Dataset excerpts:

+===+

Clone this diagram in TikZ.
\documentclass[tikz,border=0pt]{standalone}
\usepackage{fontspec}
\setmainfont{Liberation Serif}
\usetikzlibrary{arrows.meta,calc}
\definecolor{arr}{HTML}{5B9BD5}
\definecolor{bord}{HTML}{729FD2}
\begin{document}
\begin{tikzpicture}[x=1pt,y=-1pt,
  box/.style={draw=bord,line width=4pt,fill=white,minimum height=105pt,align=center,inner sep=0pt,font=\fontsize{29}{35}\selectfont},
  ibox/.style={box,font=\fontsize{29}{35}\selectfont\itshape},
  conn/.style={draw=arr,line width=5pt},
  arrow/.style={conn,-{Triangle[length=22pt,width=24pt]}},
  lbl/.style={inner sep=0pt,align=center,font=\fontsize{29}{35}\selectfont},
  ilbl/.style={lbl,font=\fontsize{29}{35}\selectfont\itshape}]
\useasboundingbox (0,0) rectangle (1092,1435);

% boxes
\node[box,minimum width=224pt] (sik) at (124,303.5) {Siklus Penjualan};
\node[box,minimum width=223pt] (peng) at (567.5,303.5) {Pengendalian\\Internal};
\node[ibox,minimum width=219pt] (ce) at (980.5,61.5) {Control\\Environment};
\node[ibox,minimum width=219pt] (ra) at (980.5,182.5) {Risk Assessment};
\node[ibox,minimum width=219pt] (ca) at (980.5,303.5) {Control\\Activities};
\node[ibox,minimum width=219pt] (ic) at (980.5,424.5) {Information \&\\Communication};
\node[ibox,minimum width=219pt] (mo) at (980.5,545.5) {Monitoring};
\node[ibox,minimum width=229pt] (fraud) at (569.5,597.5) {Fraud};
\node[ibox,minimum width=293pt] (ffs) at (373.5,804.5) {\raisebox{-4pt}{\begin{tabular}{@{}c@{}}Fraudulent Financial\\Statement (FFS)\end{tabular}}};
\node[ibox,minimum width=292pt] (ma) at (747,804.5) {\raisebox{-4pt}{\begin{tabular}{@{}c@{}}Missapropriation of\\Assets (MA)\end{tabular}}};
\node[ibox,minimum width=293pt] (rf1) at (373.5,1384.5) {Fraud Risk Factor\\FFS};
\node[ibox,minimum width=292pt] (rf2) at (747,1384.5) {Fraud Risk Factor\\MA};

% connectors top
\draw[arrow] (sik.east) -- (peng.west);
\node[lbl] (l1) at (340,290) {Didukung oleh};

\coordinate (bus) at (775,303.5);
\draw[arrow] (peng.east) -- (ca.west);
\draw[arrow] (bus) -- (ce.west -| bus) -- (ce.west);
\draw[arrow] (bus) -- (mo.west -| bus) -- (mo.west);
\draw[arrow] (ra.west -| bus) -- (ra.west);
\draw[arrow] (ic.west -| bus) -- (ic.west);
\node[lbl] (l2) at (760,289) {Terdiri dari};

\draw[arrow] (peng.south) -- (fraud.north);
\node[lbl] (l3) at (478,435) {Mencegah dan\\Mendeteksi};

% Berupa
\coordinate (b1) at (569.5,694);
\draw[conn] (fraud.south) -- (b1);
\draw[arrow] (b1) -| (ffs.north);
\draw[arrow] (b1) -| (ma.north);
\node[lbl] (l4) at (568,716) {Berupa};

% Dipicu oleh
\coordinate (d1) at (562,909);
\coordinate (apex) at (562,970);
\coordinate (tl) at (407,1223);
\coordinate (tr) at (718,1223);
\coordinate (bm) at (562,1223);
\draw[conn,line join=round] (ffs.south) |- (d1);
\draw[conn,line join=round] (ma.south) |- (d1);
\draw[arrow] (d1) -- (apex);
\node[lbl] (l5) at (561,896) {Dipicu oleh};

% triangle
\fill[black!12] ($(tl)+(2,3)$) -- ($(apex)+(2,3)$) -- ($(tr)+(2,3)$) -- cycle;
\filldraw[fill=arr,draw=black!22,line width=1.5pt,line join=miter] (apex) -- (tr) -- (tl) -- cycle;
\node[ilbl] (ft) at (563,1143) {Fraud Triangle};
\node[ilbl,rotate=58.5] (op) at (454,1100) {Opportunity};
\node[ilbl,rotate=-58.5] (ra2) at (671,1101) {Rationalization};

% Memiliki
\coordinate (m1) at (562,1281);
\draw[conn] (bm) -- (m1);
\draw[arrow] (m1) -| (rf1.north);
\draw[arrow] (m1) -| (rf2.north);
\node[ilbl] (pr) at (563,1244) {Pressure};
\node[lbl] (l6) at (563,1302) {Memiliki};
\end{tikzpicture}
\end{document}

+===+

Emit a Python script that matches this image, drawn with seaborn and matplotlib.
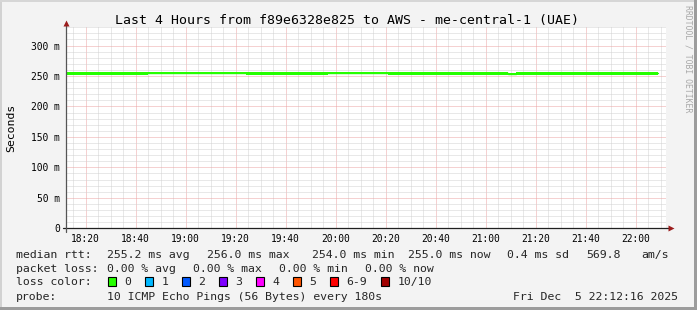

+===+

Stated goal: From the records above, repeat exactly the lines from the one with "Clone this diagram in TikZ." through the one with "(0,0) rectangle (1092,1435);", both included.

Answer to the task:
Clone this diagram in TikZ.
\documentclass[tikz,border=0pt]{standalone}
\usepackage{fontspec}
\setmainfont{Liberation Serif}
\usetikzlibrary{arrows.meta,calc}
\definecolor{arr}{HTML}{5B9BD5}
\definecolor{bord}{HTML}{729FD2}
\begin{document}
\begin{tikzpicture}[x=1pt,y=-1pt,
  box/.style={draw=bord,line width=4pt,fill=white,minimum height=105pt,align=center,inner sep=0pt,font=\fontsize{29}{35}\selectfont},
  ibox/.style={box,font=\fontsize{29}{35}\selectfont\itshape},
  conn/.style={draw=arr,line width=5pt},
  arrow/.style={conn,-{Triangle[length=22pt,width=24pt]}},
  lbl/.style={inner sep=0pt,align=center,font=\fontsize{29}{35}\selectfont},
  ilbl/.style={lbl,font=\fontsize{29}{35}\selectfont\itshape}]
\useasboundingbox (0,0) rectangle (1092,1435);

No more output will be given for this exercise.